Desviando: Alguém estava além do tempo e sabia que um povo, que estava tentando se estabelecer como nação, não poderia se dar ao luxo de ter suas progenitoras mortas ou estéreis e também seus genitores dizimados por maus hábitos de higiene. Em uma época tão remota, cuidados simples poderiam fazer toda a diferença entre a evolução de um povo e o seu completo extermínio. Alguém sabia que a humanidade ainda não tinha uma consciência evoluída e que naquele período da história ela deveria apenas ser obediente. Esse alguém, além de ter claro o conceito de medidas profiláticas, de saúde e de medicina há 4.000 anos atrás, também conhecia a psicologia humana e suas limitações. Assim como um pai sabe como lidar com uma criança a cada fase de sua evolução, esse alguém soube quando foi necessário apenas estabelecer regras. A questão que fica é, quem? Um viajante do tempo? Um ser extraterrestre, arquiteto da vida e da humanidade? Uma consciência (ou inconsciente) coletivo? A mãe Natureza? Talvez um único homem muito sábio? Quem sabe Deus? Não será hoje que falaremos disso. Aliás, acho que não será em outra ocasião também, pois já falei bastante sobre escolhas em outros textos.

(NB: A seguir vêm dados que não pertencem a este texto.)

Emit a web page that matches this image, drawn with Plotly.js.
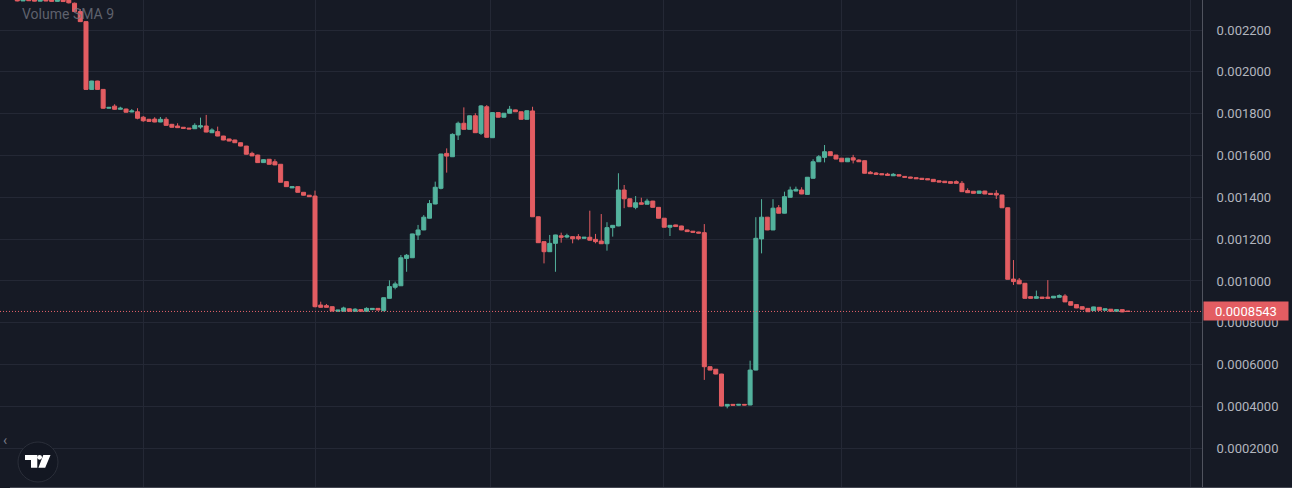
<!DOCTYPE html>
<html>
<head>
<meta charset="utf-8">
<script src="https://cdn.plot.ly/plotly-3.0.1.min.js"></script>
<style>
html,body{margin:0;padding:0;background:#161a25;}
#chart{width:1292px;height:488px;}
</style>
</head>
<body>
<div id="chart"></div>
<script>
// OHLC values (price, one entry per bar, oldest first)
const open = [
0.002350,0.002339,0.002348,0.002346,0.002338,0.002345,0.002344,0.002337,0.002346,0.002343,0.002328,0.002288,
0.002240,0.001916,0.001956,0.001916,0.001826,0.001836,0.001821,0.001822,0.001808,0.001809,0.001783,0.001773,
0.001774,0.001760,0.001773,0.001749,0.001741,0.001735,0.001731,0.001728,0.001736,0.001741,0.001709,0.001714,
0.001693,0.001679,0.001674,0.001661,0.001645,0.001610,0.001602,0.001566,0.001582,0.001570,0.001558,0.001475,
0.001445,0.001451,0.001424,0.001410,0.001406,0.000885,0.000882,0.000877,0.000855,0.000855,0.000867,0.000855,
0.000863,0.000855,0.000863,0.000869,0.000858,0.000917,0.000970,0.000977,0.001108,0.001111,0.001220,0.001244,
0.001300,0.001368,0.001443,0.001610,0.001594,0.001698,0.001754,0.001725,0.001790,0.001706,0.001833,0.001685,
0.001805,0.001783,0.001802,0.001818,0.001809,0.001773,0.001813,0.001307,0.001188,0.001140,0.001180,0.001216,
0.001210,0.001212,0.001212,0.001204,0.001209,0.001199,0.001191,0.001178,0.001255,0.001263,0.001435,0.001393,
0.001352,0.001374,0.001367,0.001382,0.001352,0.001300,0.001257,0.001268,0.001263,0.001244,0.001238,0.001234,
0.001231,0.000590,0.000578,0.000555,0.000402,0.000410,0.000406,0.000410,0.000407,0.000574,0.001201,0.001305,
0.001244,0.001350,0.001324,0.001400,0.001430,0.001435,0.001414,0.001491,0.001570,0.001591,0.001618,0.001602,
0.001587,0.001570,0.001589,0.001578,0.001575,0.001520,0.001516,0.001513,0.001511,0.001503,0.001508,0.001500,
0.001497,0.001494,0.001491,0.001489,0.001486,0.001479,0.001477,0.001475,0.001475,0.001467,0.001432,0.001429,
0.001419,0.001430,0.001419,0.001419,0.001411,0.001350,0.001009,0.001004,0.000989,0.000925,0.000917,0.000923,
0.000923,0.000919,0.000922,0.000928,0.000901,0.000887,0.000877,0.000869,0.000858,0.000874,0.000860,0.000865,
0.000855,0.000863,0.000856
];
const high = [
0.002352,0.002350,0.002350,0.002348,0.002347,0.002347,0.002346,0.002348,0.002348,0.002348,0.002331,0.002300,
0.002242,0.001957,0.001957,0.001917,0.001831,0.001845,0.001833,0.001824,0.001822,0.001826,0.001789,0.001775,
0.001783,0.001784,0.001783,0.001751,0.001754,0.001736,0.001732,0.001754,0.001781,0.001794,0.001730,0.001738,
0.001694,0.001680,0.001675,0.001662,0.001646,0.001618,0.001604,0.001582,0.001583,0.001582,0.001559,0.001476,
0.001452,0.001452,0.001425,0.001411,0.001432,0.000901,0.000890,0.000878,0.000862,0.000877,0.000868,0.000870,
0.000864,0.000874,0.000870,0.000870,0.000921,0.001003,0.000997,0.001124,0.001129,0.001226,0.001268,0.001315,
0.001387,0.001475,0.001608,0.001634,0.001706,0.001762,0.001830,0.001791,0.001802,0.001841,0.001841,0.001806,
0.001806,0.001803,0.001837,0.001819,0.001810,0.001815,0.001833,0.001308,0.001189,0.001220,0.001221,0.001231,
0.001226,0.001213,0.001224,0.001210,0.001336,0.001225,0.001320,0.001281,0.001267,0.001515,0.001459,0.001394,
0.001406,0.001398,0.001393,0.001383,0.001353,0.001301,0.001267,0.001269,0.001264,0.001245,0.001239,0.001235,
0.001272,0.000591,0.000579,0.000556,0.000411,0.000411,0.000411,0.000411,0.000619,0.001305,0.001391,0.001306,
0.001391,0.001363,0.001427,0.001451,0.001451,0.001448,0.001497,0.001582,0.001602,0.001650,0.001619,0.001603,
0.001588,0.001588,0.001603,0.001582,0.001576,0.001526,0.001521,0.001514,0.001517,0.001516,0.001509,0.001501,
0.001498,0.001495,0.001492,0.001490,0.001487,0.001480,0.001478,0.001476,0.001481,0.001478,0.001443,0.001430,
0.001431,0.001431,0.001420,0.001434,0.001412,0.001351,0.001100,0.001014,0.000990,0.000926,0.000954,0.000924,
0.001004,0.000928,0.000936,0.000937,0.000902,0.000888,0.000878,0.000870,0.000877,0.000875,0.000868,0.000866,
0.000864,0.000864,0.000857
];
const low = [
0.002337,0.002338,0.002339,0.002337,0.002337,0.002338,0.002336,0.002336,0.002335,0.002327,0.002285,0.002238,
0.001914,0.001915,0.001915,0.001824,0.001825,0.001819,0.001820,0.001805,0.001807,0.001773,0.001761,0.001762,
0.001759,0.001759,0.001743,0.001734,0.001732,0.001729,0.001726,0.001727,0.001728,0.001711,0.001707,0.001692,
0.001673,0.001668,0.001660,0.001644,0.001605,0.001597,0.001565,0.001565,0.001557,0.001554,0.001471,0.001450,
0.001444,0.001423,0.001409,0.001402,0.000874,0.000873,0.000873,0.000855,0.000854,0.000854,0.000854,0.000854,
0.000854,0.000854,0.000862,0.000860,0.000855,0.000916,0.000960,0.000976,0.001044,0.001110,0.001196,0.001243,
0.001299,0.001367,0.001438,0.001518,0.001593,0.001674,0.001724,0.001724,0.001708,0.001698,0.001686,0.001684,
0.001782,0.001782,0.001801,0.001808,0.001772,0.001772,0.001306,0.001182,0.001084,0.001139,0.001044,0.001183,
0.001204,0.001180,0.001195,0.001203,0.001194,0.001180,0.001177,0.001145,0.001212,0.001262,0.001348,0.001354,
0.001343,0.001366,0.001366,0.001351,0.001299,0.001256,0.001215,0.001259,0.001243,0.001235,0.001232,0.001228,
0.000527,0.000573,0.000554,0.000401,0.000391,0.000405,0.000405,0.000406,0.000406,0.000573,0.001132,0.001243,
0.001243,0.001323,0.001323,0.001399,0.001429,0.001415,0.001413,0.001490,0.001569,0.001567,0.001598,0.001582,
0.001569,0.001569,0.001562,0.001569,0.001514,0.001512,0.001509,0.001507,0.001504,0.001502,0.001501,0.001495,
0.001491,0.001488,0.001485,0.001483,0.001474,0.001472,0.001469,0.001466,0.001466,0.001426,0.001421,0.001418,
0.001418,0.001415,0.001413,0.001392,0.001349,0.001007,0.000981,0.000985,0.000916,0.000916,0.000916,0.000916,
0.000916,0.000918,0.000921,0.000899,0.000883,0.000870,0.000864,0.000852,0.000857,0.000859,0.000859,0.000854,
0.000854,0.000851,0.000853
];
const close = [
0.002339,0.002348,0.002340,0.002338,0.002345,0.002339,0.002337,0.002346,0.002336,0.002330,0.002288,0.002240,
0.001916,0.001956,0.001916,0.001826,0.001830,0.001821,0.001826,0.001807,0.001813,0.001778,0.001766,0.001763,
0.001760,0.001773,0.001744,0.001735,0.001733,0.001730,0.001727,0.001744,0.001742,0.001712,0.001722,0.001693,
0.001674,0.001669,0.001661,0.001645,0.001606,0.001598,0.001566,0.001580,0.001558,0.001555,0.001472,0.001451,
0.001451,0.001424,0.001410,0.001403,0.000877,0.000874,0.000874,0.000856,0.000861,0.000871,0.000855,0.000865,
0.000855,0.000869,0.000869,0.000861,0.000920,0.000973,0.000986,0.001111,0.001123,0.001225,0.001244,0.001305,
0.001370,0.001448,0.001607,0.001597,0.001701,0.001754,0.001725,0.001790,0.001709,0.001837,0.001687,0.001805,
0.001783,0.001802,0.001821,0.001809,0.001773,0.001814,0.001307,0.001183,0.001140,0.001180,0.001220,0.001209,
0.001216,0.001202,0.001202,0.001209,0.001195,0.001188,0.001178,0.001255,0.001266,0.001435,0.001393,0.001355,
0.001374,0.001367,0.001382,0.001352,0.001300,0.001257,0.001266,0.001260,0.001244,0.001236,0.001233,0.001229,
0.000590,0.000574,0.000555,0.000402,0.000410,0.000406,0.000410,0.000407,0.000574,0.001204,0.001305,0.001244,
0.001348,0.001324,0.001403,0.001435,0.001438,0.001416,0.001496,0.001570,0.001594,0.001618,0.001599,0.001583,
0.001570,0.001587,0.001578,0.001570,0.001515,0.001513,0.001510,0.001508,0.001505,0.001510,0.001502,0.001496,
0.001492,0.001489,0.001486,0.001484,0.001475,0.001473,0.001470,0.001467,0.001467,0.001427,0.001422,0.001419,
0.001430,0.001416,0.001414,0.001411,0.001350,0.001008,0.000997,0.000986,0.000917,0.000917,0.000925,0.000917,
0.000917,0.000927,0.000930,0.000900,0.000884,0.000871,0.000865,0.000853,0.000876,0.000860,0.000867,0.000855,
0.000863,0.000852,0.0008543
];

// price-scale ticks as TradingView prints them
const priceTicks = [0.0022,0.0020,0.0018,0.0016,0.0014,0.0012,0.0010,0.0008,0.0006,0.0004,0.0002];
const priceTickText = ['0.002200','0.002000','0.001800','0.001600','0.001400','0.001200','0.001000',
                       '0.0008000','0.0006000','0.0004000','0.0002000'];
// bar positions where the vertical time grid lines fall
const timeGrid = [10.1, 40, 70.7, 100.8, 131.9, 162.6, 193];

const FIRST_BAR = -12;                         // first bar sits left of the visible start
const barX = open.map((_, i) => i + FIRST_BAR);
const lastPrice = close[close.length - 1];

const UP = '#53b29d', DOWN = '#e35d62';
const W = 1202, H = 487;                        // plot-area size in px
const px = (x) => x / W;                        // decoration helpers (paper coords)
const py = (y) => (H - y) / H;

const trace = {
  type: 'candlestick',
  x: barX, open: open, high: high, low: low, close: close,
  increasing: {line: {color: UP, width: 1}, fillcolor: UP},
  decreasing: {line: {color: DOWN, width: 1}, fillcolor: DOWN},
  whiskerwidth: 0,
  hoverinfo: 'skip'
};

const logoPath =
  `M ${px(25)} ${py(455)} L ${px(37.3)} ${py(455)} L ${px(37.3)} ${py(467.7)} L ${px(31)} ${py(467.7)} ` +
  `L ${px(31)} ${py(460)} L ${px(25)} ${py(460)} Z ` +
  `M ${px(43.3)} ${py(455)} L ${px(50.5)} ${py(455)} L ${px(45.2)} ${py(467.7)} L ${px(38.4)} ${py(467.7)} Z`;

const layout = {
  width: 1292, height: 488,
  paper_bgcolor: '#161a25', plot_bgcolor: '#161a25',
  margin: {l: 0, r: 90, t: 0, b: 1, pad: 0},
  showlegend: false,
  boxgap: 0.3, boxgroupgap: 0,
  font: {family: 'Roboto, "Open Sans", sans-serif', color: '#b2b5be', size: 13},
  xaxis: {
    range: [-15.02, 194.93], rangeslider: {visible: false},
    tickvals: timeGrid, showticklabels: false, ticks: '',
    showgrid: true, gridcolor: '#242835', gridwidth: 1,
    zeroline: false, showline: false, fixedrange: true
  },
  yaxis: {
    side: 'right', range: [0.0000149, 0.00234344],
    tickvals: priceTicks, ticktext: priceTickText, ticks: '',
    ticklabelstandoff: 11,
    tickfont: {size: 13, color: '#b2b5be', family: 'Roboto, sans-serif'},
    showgrid: true, gridcolor: '#242835', gridwidth: 1,
    zeroline: false, showline: true, linecolor: '#50535e', linewidth: 1, mirror: false,
    fixedrange: true
  },
  shapes: [
    {type: 'line', xref: 'paper', yref: 'y', x0: 0, x1: 1, y0: lastPrice, y1: lastPrice,
     line: {color: '#e8636b', width: 1, dash: '1px,2px'}, layer: 'above'},
    {type: 'line', xref: 'paper', yref: 'paper', x0: px(10), x1: px(1292), y0: py(487.5), y1: py(487.5),
     line: {color: '#434651', width: 1}},
    {type: 'circle', xref: 'paper', yref: 'paper', x0: px(18), x1: px(58), y0: py(482), y1: py(442),
     fillcolor: '#131722', line: {color: '#2a2e39', width: 1}},
    {type: 'path', xref: 'paper', yref: 'paper', path: logoPath, fillcolor: '#ffffff', line: {width: 0}},
    {type: 'circle', xref: 'paper', yref: 'paper', x0: px(37.2), x1: px(42), y0: py(459.7), y1: py(455),
     fillcolor: '#ffffff', line: {width: 0}}
  ],
  annotations: [
    {xref: 'paper', yref: 'y', x: 1, y: lastPrice, xanchor: 'left', yanchor: 'middle', xshift: 1,
     text: lastPrice.toFixed(7), showarrow: false,
     font: {color: '#ffffff', size: 13, family: 'Roboto, sans-serif'},
     bgcolor: DOWN, borderpad: 2, width: 80, height: 14, align: 'center'},
    {xref: 'paper', yref: 'paper', x: px(20), y: py(14), xanchor: 'left', yanchor: 'middle',
     text: 'Volume SMA 9', showarrow: false,
     font: {color: 'rgba(120,123,134,0.75)', size: 14, family: 'Roboto, sans-serif'}},
    {xref: 'paper', yref: 'paper', x: px(5), y: py(440), xanchor: 'center', yanchor: 'middle',
     text: '‹', showarrow: false, font: {color: '#787b86', size: 14}}
  ]
};

Plotly.newPlot('chart', [trace], layout, {staticPlot: true, displayModeBar: false});
</script>
</body>
</html>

Voltando: Por mais que nos esforcemos, não é possível conscientizar todo mundo a usar o cinto de segurança. Não é possível fazer com que todos decidam pela escolha certa só porque é a escolha correta a se fazer. Sempre será necessário limitar por baixo. Será necessário definir regras e leis.

"CTB - Lei nº 9.503 de 23 de Setembro de 1997
Institui o Código de Trânsito Brasileiro.
Art. 167. Deixar o condutor ou passageiro de usar o cinto de segurança, conforme previsto no art. 65:
Infração - grave;
Penalidade – multa de R$ 127,69;
Medida administrativa - retenção do veículo até colocação do cinto pelo infrator."

Existe um relato que me deixa muito, muito curioso. Aliás existem dois relatos que me deixam muito inquieto. É como se eu quisesse acordar de um sonho, mas não conseguisse. Em determinado momento Jesus é questionado por Pilatos sobre o que é a verdade, mas fica em silêncio. (Poxa vida, não fique em silêncio. Por favor, responda. Não me deixe com essa curiosidade.) Em outro momento, aliás anterior a esse que citei primeiro, Jesus diz que há muito o que dizer, mas que não podemos suportar agora. (Ah! O que não estamos enxergando? O que é demais para nós?)

Enfim, existem momentos que tentar explicar os motivos pelos quais ele não deve deixar a toalha molhada em cima da cama não vai resolver. Na maioria das vezes, ela não irá entender porque não pode "investir" em sapatos usando aquelas economias que foram poupadas para uma emergência. Muito provavelmente sua vovó nunca vai entender porque você não gosta de carregar o guarda-chuva, e a experiência dela nunca será suficiente para convencê-lo de que muitas dores de cabeça podem ser evitadas ao se proteger de uma chuva. Não haverá itens suficientes na lista de boas ações de seus amigos que possam convencer seu pai de que eles são "maneiros", assim como você nunca conseguirá imaginar seu pai como um adolescente em uma roda de amigos, cercado de todo tipo de pessoas, fazendo exatamente o que você faz hoje e por isso conhecendo todas as desculpas que você pode dar. Nestes momentos e em outros, algumas regras deverão ser estabelecidas, a relação deverá ser definida de acordo com critérios de obediência, mas não de consciência, e todos teremos que estar conscientes pelo menos disso.

Não dá para explicar tudo sempre. Existirão momentos que você terá que simplesmente mandar ou obedecer, confiar. E se não o fizer, terá que lidar com as consequências. Não vai dar para culpar a ciência, a religião, os homens maus (ou até os bons) ou o mundo sempre. Quando não há evolução, seguir ordens pode ser o suficiente, ou pelo menos deveria ser o primeiro passo.

Menção: Abraço ao RS, colega de trabalho com que troquei algumas ideias sobre as regras serem ou não serem relevantes.